In early 2022, he announced his latest project on social media. The project, which he had been working for the previous two years, was an instrumental suite for classical guitar and strings, named Lucia. It was inspired by the life of Lucia Joyce, daughter of James Joyce, a talented dancer who had been diagnosed with schizophrenia and subsequently spent 47 years in institutions until she died in an English asylum in 1982.

The piece was commissioned by Axis Ballymun. It had its world premiere at Axis Ballymun, with Chester on guitar accompanied by a string section named The Sound Of Bells on Bloomsday. The premier was on 16 June 2022, the centenary year of Ulysses.

There were further performances at the All Together Now Festival and a special adaptation for solo guitar at Dublin's James Joyce Centre.

The piece was recorded and released on CD, vinyl and streaming on the Bohemia Records label on 28 January 2023. There was an album launch, Fragments of Lucia, at the Smock Alley Theatre, Dublin.
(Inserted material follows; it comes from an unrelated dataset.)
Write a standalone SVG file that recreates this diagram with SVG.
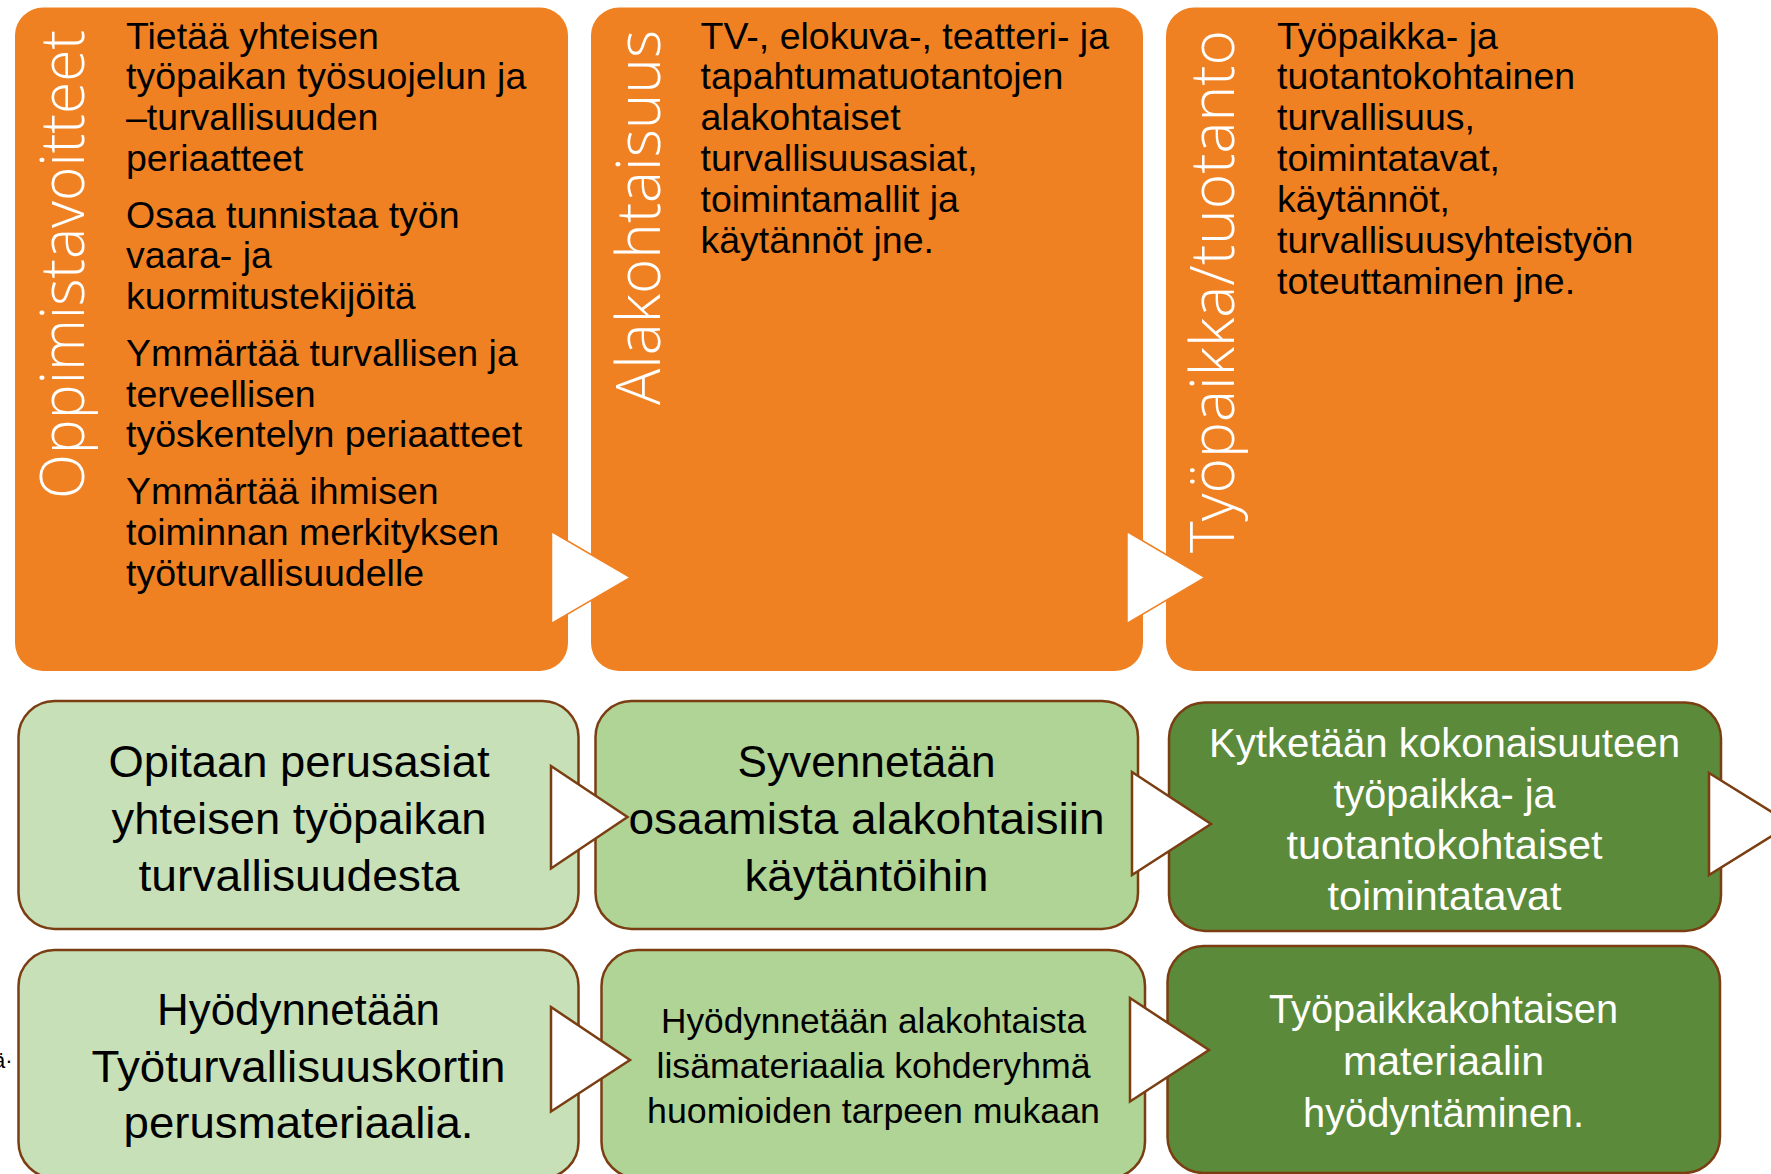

The Sunday Times called it "a stunning tribute to the lost Joyce daughter." No More Workhorse said it was "an extraordinary piece of work". The Irish Times gave it 4 stars, saying that the expansive study of mental illness, "spins and soars," while the Irish Independent called it "a quietly beautiful triumph." The Irish Daily Mail simply called it, "A triumph." The BBC review was that it was "a beautiful piece of work."

There were several special features on the album in the press and on radio, including on BBC's Classical Connections and RTÉ Radio 1's Arena. RTE Lyric FM broadcast a lengthy analysis and review of the album and the Three Castles Burning podcast devoted a whole show to it. A live interview with Chester and Irish Times journalist Eamon Sweeney was recorded at the All Together Now festival.

LUCIA, and its solo incarnation Fragments Of Lucia, have gone on to be performed at a reprise at Axis Ballymun as well as at shows in Paris and a solo performance at the James Joyce Tower and Museum in Sandycove. This performance was recorded for a live album, Fragments Of Lucia, which was released on 4 August 2023.

Chester also released a follow-up to Carolan/Cage titled Carolan/Bach, which was released on 7 April 2023.